Local officials also took money to the table. They included $5 million and $1 million, respectively, from Mississippi County and Osceola to U.S. Steel for reimbursement for cost of the land for the project.

The governor also said Mississippi County is going a step further and offering to pay 10% of the cost of a new home starting with a $200,000 price tag and capping it at $500,000.

"That is an incredible incentive for location in Arkansas," Hutchinson said, noting that Mississippi County lost 9,000 jobs when the former Eaker Air Force Base closed in 1992. The steel industry has reclaimed 5,000 jobs.

The county continues to lose population although at a slower rate than before, according to Clif Chitwood, the economic development officer for Mississippi County. The incentive for home ownership is a last-ditch effort to increase the population.
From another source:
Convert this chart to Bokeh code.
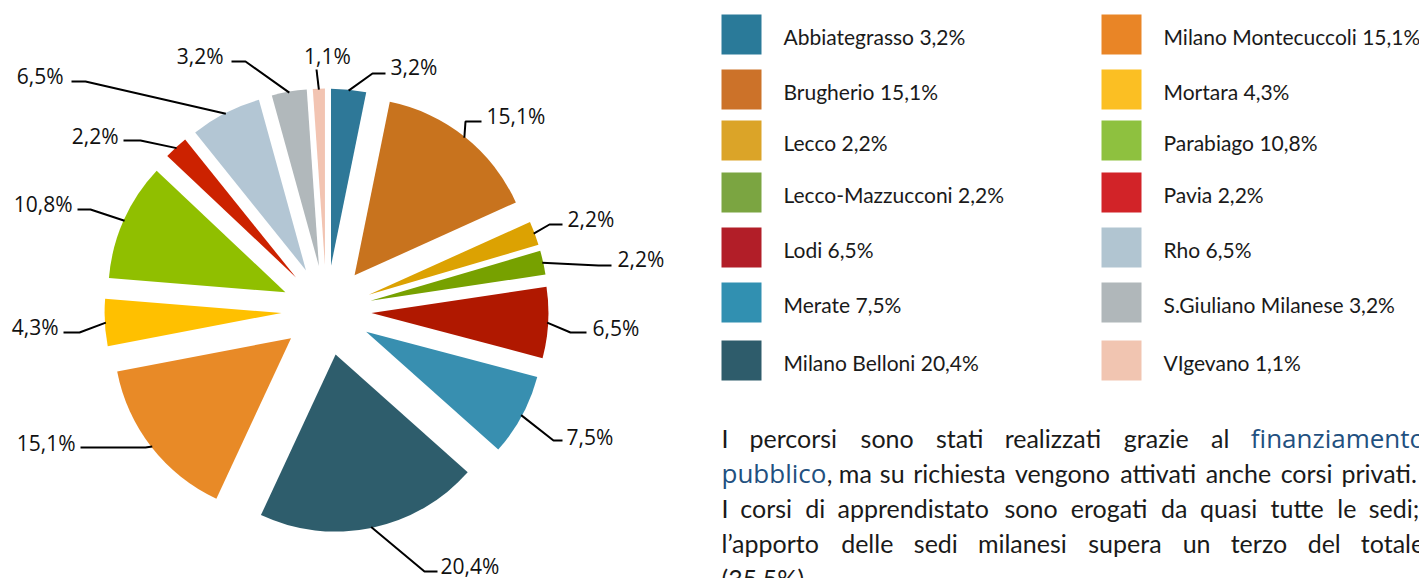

"We will probably never have a better shot than this," he said Wednesday afternoon.

The effort to land the project began with a Zoom meeting that included with U.S. Steel's top executive, David B. Burritt, and Hutchinson in September. Four months later, it concluded with another phone call between the two men last week, Hutchinson said.

Challenges remain, but it was hard for the governor and his aides not to hide their glee at the size of the $3 billion project, one that also brings an unequaled payroll -- 900 jobs with an average wage of more than $100,000 -- as well as the 2,400 indirect jobs the project will likely create.

In the short term, up to 2,000 people will participate, if only temporarily, in construction of the mill.

"Those are extraordinary numbers in terms of the size of the project, in terms of the economic impact, in terms of the opportunity to change so many lives with greater economic opportunities," Hutchinson said.

But there are some things about projects of this magnitude that cannot be measured, Hutchinson said.

"What you can't measure is the intangibles," he said. "It is the success. It is spurring the economy on in ways you can't measure.

"The fact that Arkansas is going to play such an integral role in American-produced steel is pretty exciting for the state. It is one of those calling cards."